Do this - Where a line holds the word "diagram", copy that line.

-- START OF Input records --

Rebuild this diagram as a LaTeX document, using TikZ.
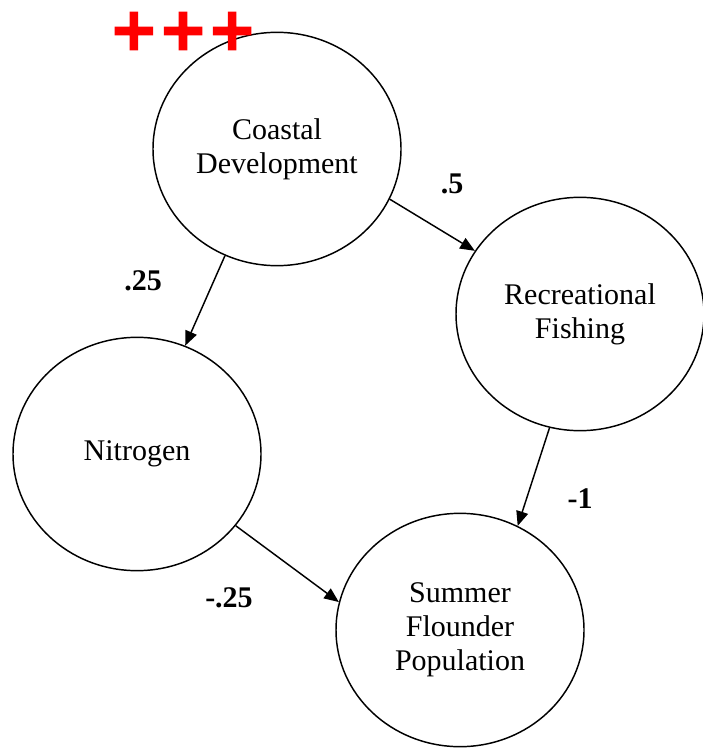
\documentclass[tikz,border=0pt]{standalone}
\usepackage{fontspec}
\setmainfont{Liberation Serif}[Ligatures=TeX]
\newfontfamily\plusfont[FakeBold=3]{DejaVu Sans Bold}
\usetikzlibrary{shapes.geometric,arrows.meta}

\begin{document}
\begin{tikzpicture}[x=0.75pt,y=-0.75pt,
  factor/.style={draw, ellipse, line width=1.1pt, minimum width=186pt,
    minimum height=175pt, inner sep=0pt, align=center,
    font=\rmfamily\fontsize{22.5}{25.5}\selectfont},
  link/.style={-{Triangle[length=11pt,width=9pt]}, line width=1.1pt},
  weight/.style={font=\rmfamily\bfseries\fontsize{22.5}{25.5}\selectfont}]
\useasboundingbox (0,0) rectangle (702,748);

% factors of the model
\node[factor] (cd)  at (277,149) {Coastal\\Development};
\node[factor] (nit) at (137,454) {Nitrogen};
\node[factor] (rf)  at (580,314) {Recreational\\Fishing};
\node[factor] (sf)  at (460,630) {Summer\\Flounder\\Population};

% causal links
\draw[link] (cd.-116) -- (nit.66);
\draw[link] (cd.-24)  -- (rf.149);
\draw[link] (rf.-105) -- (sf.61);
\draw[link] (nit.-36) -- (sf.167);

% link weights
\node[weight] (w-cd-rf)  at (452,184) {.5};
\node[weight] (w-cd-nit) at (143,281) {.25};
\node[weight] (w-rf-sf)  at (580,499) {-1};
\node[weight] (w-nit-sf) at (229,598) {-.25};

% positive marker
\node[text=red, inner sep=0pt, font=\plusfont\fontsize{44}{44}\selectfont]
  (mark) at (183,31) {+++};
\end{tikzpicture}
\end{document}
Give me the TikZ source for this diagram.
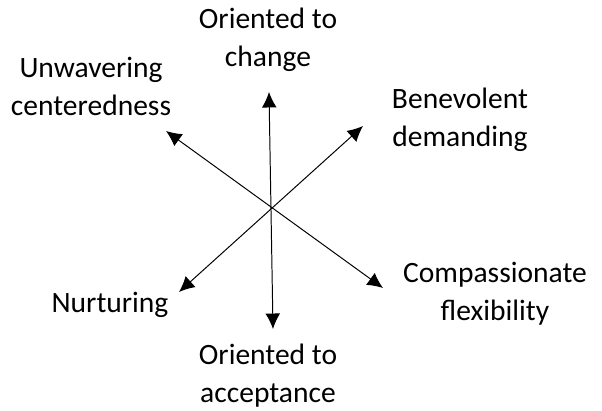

-- END OF Input records --

The result -
Rebuild this diagram as a LaTeX document, using TikZ.
Give me the TikZ source for this diagram.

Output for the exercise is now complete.